Luis Ventoso

Ni los Sanfermines

La corrección política ya deplora una fiesta que se remonta al Medievo

Ni los Sanfermines
Luis Ventoso, Director Adjunto ABC.

ERA mucho para tolerarlo en un país cada vez más tremendista e intransigente: una fiesta de origen cristiano (un santo del siglo III, Fermín de Amiens), con toros -¡qué horror!-, y donde la libre diversión callejera manda, sin que el Estado te programe cómo tienes que divertirte. Una cita celebrada por todas las familias locales.

Abuelos, padres e hijos de blanco y con su pañuelico rojo. Un oasis de jarana para una ciudad norteña, tranquila, currante, católica y muy próspera. Nueve días donde el ligoteo, el poteo, la manduca y la risa son la agenda apropiada. La cosa es tan políticamente incorrecta que hasta cantan jotas, o celebran una procesión en honor a su santo con miles de personas.

El atraso es tal que en lugar de carrozas de drag-queens allí hay gigantes y cabezudos para los chavalines, y barracas, y fuegos artificiales cada noche en los prados de la Ciudadela.
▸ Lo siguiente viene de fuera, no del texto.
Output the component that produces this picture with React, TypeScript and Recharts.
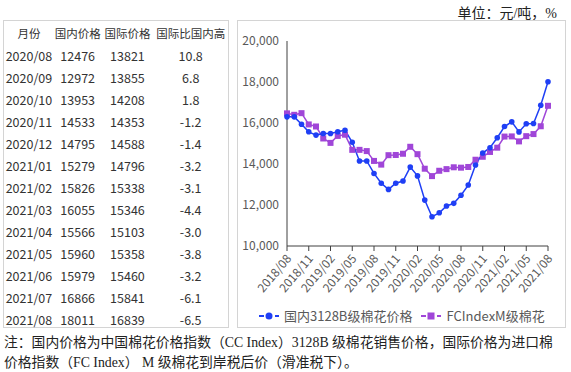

Pamplona tiene unos 200.000 vecinos. Durante los nueve días de fiesta puede recibir hasta millón y medio de visitantes. El año pasado se produjo una violación, un acto repugnante, universalmente despreciado.

Pues bien: para algunos apóstoles de la corrección política, los Sanfermines, una fiesta que se remonta al Medievo, han quedado estigmatizados y reducidos a una suerte de macro-botellón de violadores.

Al estudiar en la Universidad de Navarra y más tarde por motivos familiares he estado muchas veces en las fiestas. Desde el primer momento, cuando era todavía un panoli espoleado por el aliciente cinegético, me ganó su evidente encanto: una ciudad conjurada para pasarlo bien unos días, simplemente eso.

Claro que ocurren burradas en Sanfermines, como en todo jolgorio multitudinario. Sí, he visto al guiri de turno con una papa del quince planchándose la cara al tirarse en plancha desde la fuente de la Navarrería.

Y a chicas con cortes en los pies por vidrios rotos. Y a demasiados osos hormigueros saliendo de los baños farlopizados, sobre todo en los ochenta. Y a corredores-estorbo en el encierro, que no hacíamos más que esprintar acoquinados delante de los cencerros de los mansos.

Y a gente tan bolingas que miccionando contra un árbol de la Taconera se quedaban sopas a pie de tronco y allí amanecían. Pero también he pasado de chaval en Pamplona algunas de las noches eternas y mañanas insomnes más divertidas que recuerdo. He visto docenas de veces a los mozos de Pamplona haciendo de ONU espontánea, imponiendo paz y serenando a los desaforados.

He observado la ilusión de chicas y chicos que por primera vez reciben permiso para salir. He asistido a almuerzos familiares encantadores e intergeneracionales. He visto a las charangas alborozar el alba con sus metales. Estaba en la plaza con la que hoy es mi mujer cuando aquel Miura empitonó el cuello de Padilla, y entonces entendí la épica inapelable de los toros.

He visto el amanecer, a su lado y colado por ella, en las murallas del Caballo Blanco, y ya mayores nos hemos acogido a la gula elegante del Rodero, o hemos paseado viendo nuestro pasado lejano reflejado en otros, que todavía conservan intactas unas expectativas que siempre se quebrarán. Y no: tres intransigentes reconcomidos no nos robarán los Sanfermines.